First Sunday of Advent – Down to Earth
Readings: Isaiah 63:14-64:8, 1 Corinthians 1:3-9, Mark 13:33-37.
Advent reminds us that we are authentically Christian insofar as our lives are orientated toward that future consummation. Yet this, the infinite future that none of us can escape, is not a future of our construction or human fashioning. We are neither fanatics whose desperation for future liberation inoculates us against the graces and obligations of the present, nor are we hopeless and slothful quietists that accept the unacceptable in the name of a mythical, distant, future. We cannot excuse ourselves from the task of building a better world, nor can we go about that task with historical consciousness alone. But our ‘work’ here is relativised by God’s work, the work of grace; for it is grace itself that propels us outwards into the tasks that God bestows upon us, and confirms us in our hope that our work cannot be in vain. Thus the present is not sacrificed on the altar of the future, nor is the future sacrificed on the altar of the present. The sole sacrifice is the priest-victim Jesus Christ, the altar is the cross, and he alone unites us—past, present and future—to the One True God, sending their Holy Spirit to scatter grace in abundance, as seeds of future glory in today’s present.

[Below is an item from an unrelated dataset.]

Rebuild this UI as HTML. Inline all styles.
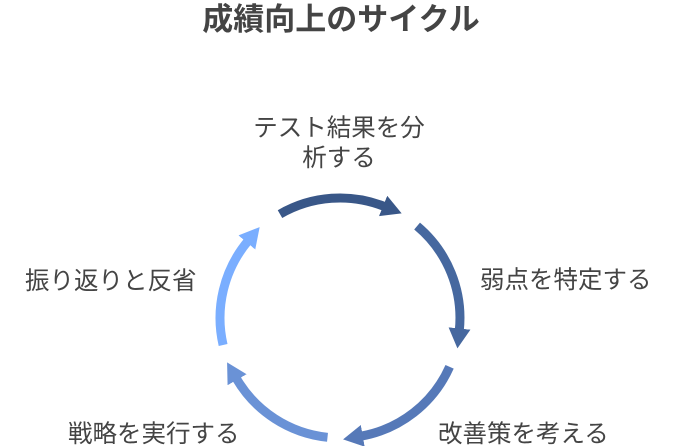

So the children of Advent are down to earth. Paradoxically, it is by living the experience of anticipation, by being an Advent People, that we are able to live authentically in the present. Our faith enables us to see the future here in the present, to dwell within it and make it ‘home’, for our future is the God to whom faith binds us, dwelling amongst us in Christ, made present afresh by the Holy Spirit. Advent is a penitential season insofar as it invites us to cast off all the false dwelling places of sin, the mini-idols we create in the present as our personal projects and objectives for a man-made future. What will these detours look like in eternity? Yet Advent is also a season of the profoundest hope, a restful hope, that reposes in God’s grace and awaits its consummation, an invitation to spend time with the timeless God who ‘rested’ with us at the culmination of creation. ‘Be still and know that I am the Lord and I will be exalted among the nations’, as the Psalmist says. Vacate et videte, be still in order to see—vacate yourself, take a holiday from playing God! And there, in today’s silence of eternity, we meet God, the future whom today we prepare to meet in peace.